In the beginning the people of Munara were very weak, they were very short in strength but soon they realize their weakness and loneliness, therefore requested the head of Yousafzai tribe in Swat, he sent some fight master families for their help with whom they (people of Munara) shared their properties. That's why Chamliwal who came from Chamla, Swat have greater properties then other. Also some others families migrated from other places and settled here. That's why its population graph is so much higher. With the passage of time Yousafzai and Mandan were intermixed and it is impossible now to distinguish between them. There is a little quantity of other people known as Raghalya, but they are countless. The whole people count themselves as Yousafzai even Mandan because all have been intermixed and promiscuous. But they have authentic proofs of genealogical table and hence write Yousafzai with their names.

Islami School (The Historical School of Zarobai)

History of Azad schools in Pakhtunkhwa
Abdul Ghaffar Khan dearly known as Baacha Khan, who back in 1920 used education as a means for social transformation and established a chain of more than seventy schools in the North West Frontier Province (NWFP) making the local community an integral part of his educational program. This effort was initiated at a time when there was a dire need of purposeful and quality educational system that was both easily accessible and catered to the social, cultural and developmental needs of the Pakhtoons. It was a challenging effort; however, Baacha Khan made it possible by involving the local community, stirring up in them a sense of responsibility for collective effort and self-reliance.
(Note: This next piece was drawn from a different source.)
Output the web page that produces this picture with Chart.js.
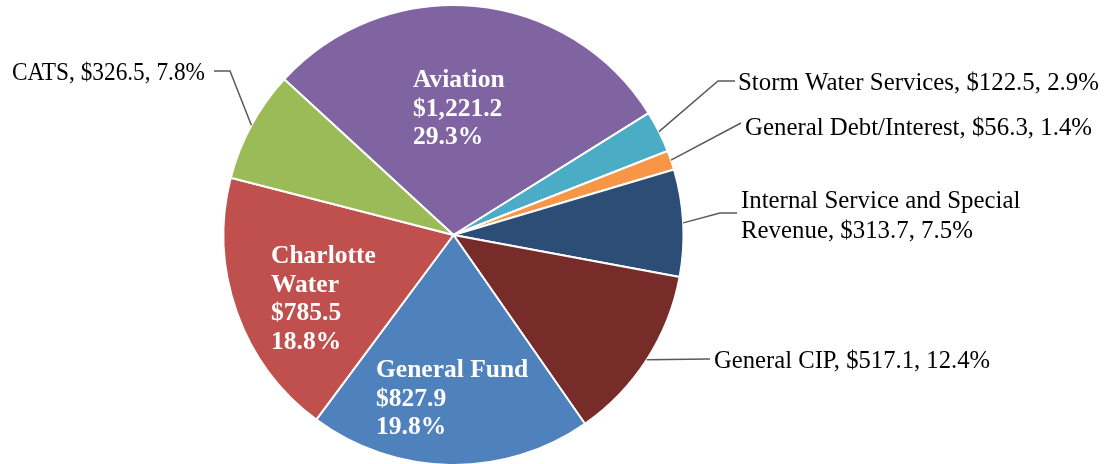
<!DOCTYPE html>
<html>
<head>
<meta charset="utf-8">
<script src="https://cdn.jsdelivr.net/npm/chart.js@4.4.1/dist/chart.umd.min.js"></script>
<style>
html,body{margin:0;padding:0;background:#fff;}
#wrap{width:1118px;height:464px;position:relative;}
canvas{display:block;}
</style>
</head>
<body>
<div id="wrap"><canvas id="c" width="1118" height="464"></canvas></div>
<script>
// ---- data ----
const categories = ["Aviation","Storm Water Services","General Debt/Interest","Internal Service and Special Revenue","General CIP","General Fund","Charlotte Water","CATS"];
const amounts = [1221.2, 122.5, 56.3, 313.7, 517.1, 827.9, 785.5, 326.5];
const percents = [29.3, 2.9, 1.4, 7.5, 12.4, 19.8, 18.8, 7.8];
const colors = ["#8064A2","#4BACC6","#F79646","#2C4D75","#772C2A","#4F81BD","#C0504D","#9BBB59"];

// ---- label layout (positions only) ----
const FONT = "'Liberation Serif', 'DejaVu Serif', serif";
const insideLabels = {
  0: {x: 413, y: 87, lines: ["Aviation", "$1,221.2", "29.3%"]},
  6: {x: 271, y: 263, lines: ["Charlotte", "Water", "$785.5", "18.8%"]},
  5: {x: 376, y: 377, lines: ["General Fund", "$827.9", "19.8%"]}
};
const outsideLabels = {
  7: {x: 12, y: 80, maxW: 193, elbow: [230, 71], lineEnd: [214, 71]},
  1: {x: 738, y: 90, maxW: 362, elbow: [718, 81], lineEnd: [735, 81]},
  2: {x: 745, y: 135, maxW: 352, elbow: null, lineEnd: [741, 123]},
  3: {x: 741, y: 208, maxW: 284, multi: ["Internal Service and Special", "Revenue, $313.7, 7.5%"], elbow: [720, 213], lineEnd: [737, 213]},
  4: {x: 714, y: 368, maxW: 276, elbow: null, lineEnd: [710, 359]}
};

function fmtAmt(v){ return "$" + v.toLocaleString("en-US",{minimumFractionDigits:1, maximumFractionDigits:1}); }

const labelPlugin = {
  id: "labelPlugin",
  afterDatasetsDraw(chart){
    const ctx = chart.ctx;
    const meta = chart.getDatasetMeta(0);
    ctx.save();
    ctx.font = "100px " + FONT;
    const ow = ctx.measureText("Storm Water Services, $122.5, 2.9%").width;
    const outSize = 361 / ow * 100;
    ctx.font = "bold 100px " + FONT;
    const iw1 = ctx.measureText("General Fund").width;
    const iw2 = ctx.measureText("$1,221.2").width;
    const inSize = (146 / iw1 * 100 + 93 / iw2 * 100) / 2;

    // inside labels
    ctx.fillStyle = "#ffffff";
    ctx.font = "bold " + inSize.toFixed(2) + "px " + FONT;
    ctx.textAlign = "left";
    ctx.textBaseline = "alphabetic";
    Object.keys(insideLabels).forEach(k => {
      const L = insideLabels[k];
      L.lines.forEach((t, j) => ctx.fillText(t, L.x, L.y + j * 28.5));
    });

    // outside labels
    ctx.font = outSize.toFixed(2) + "px " + FONT;
    ctx.fillStyle = "#000000";
    ctx.strokeStyle = "#595959";
    ctx.lineWidth = 1.5;
    Object.keys(outsideLabels).forEach(k => {
      const i = +k;
      const L = outsideLabels[k];
      const arc = meta.data[i];
      const mid = (arc.startAngle + arc.endAngle) / 2;
      const ax = arc.x + Math.cos(mid) * arc.outerRadius;
      const ay = arc.y + Math.sin(mid) * arc.outerRadius;
      ctx.beginPath();
      ctx.moveTo(ax, ay);
      if (L.elbow) ctx.lineTo(L.elbow[0], L.elbow[1]);
      ctx.lineTo(L.lineEnd[0], L.lineEnd[1]);
      ctx.stroke();
      const lines = L.multi ? L.multi : [categories[i] + ", " + fmtAmt(amounts[i]) + ", " + percents[i].toFixed(1) + "%"];
      lines.forEach((t, j) => {
        const w = ctx.measureText(t).width;
        if (w > L.maxW) ctx.fillText(t, L.x, L.y + j * 29.5, L.maxW);
        else ctx.fillText(t, L.x, L.y + j * 29.5);
      });
    });
    ctx.restore();
  }
};

new Chart(document.getElementById("c"), {
  type: "pie",
  data: {
    labels: categories,
    datasets: [{
      data: amounts,
      backgroundColor: colors,
      borderColor: "#ffffff",
      borderWidth: 2,
      radius: 230
    }]
  },
  options: {
    responsive: false,
    animation: false,
    rotation: -47.4,
    layout: {padding: {left: 0, right: 211, top: 6, bottom: 0}},
    plugins: {legend: {display: false}, tooltip: {enabled: false}}
  },
  plugins: [labelPlugin]
});
</script>
</body>
</html>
This endeavor proved fruitful in as far as it remained unobstructed by the oppressive British colonial forces.

Azad Islami School Zarobai

Bacha Khan the founder of the educational movement in Pakhtoonkhwa formed 100 Azad Islamic schools during his educational movement. He came to the village Zarobai (Swabi) in a series of his tours to different villages and towns and he formed this school here as well named Azad islami school, later the name changed to Islami School Zarobi. Mulana Abdul Ghafoor sb faregh Deoband was the 1st in charge/Headmaster of the Azad school Zarobai. This Islamic school contains 1200 students which is having co education until 5th class. This school is running in two shifts. The morning shift is for general education and the evening shift is for Islamic teaching i.e. Nazira Quran, translation, Islamic books etc. This school is run by the Jirga of zarobi village.the school income comes from different sources like charity, Qurbanai sarmane, Jirga Nagha amount (penalty amount) this amount is being paid by those who violate the rules of Bela (forest of Abaseen).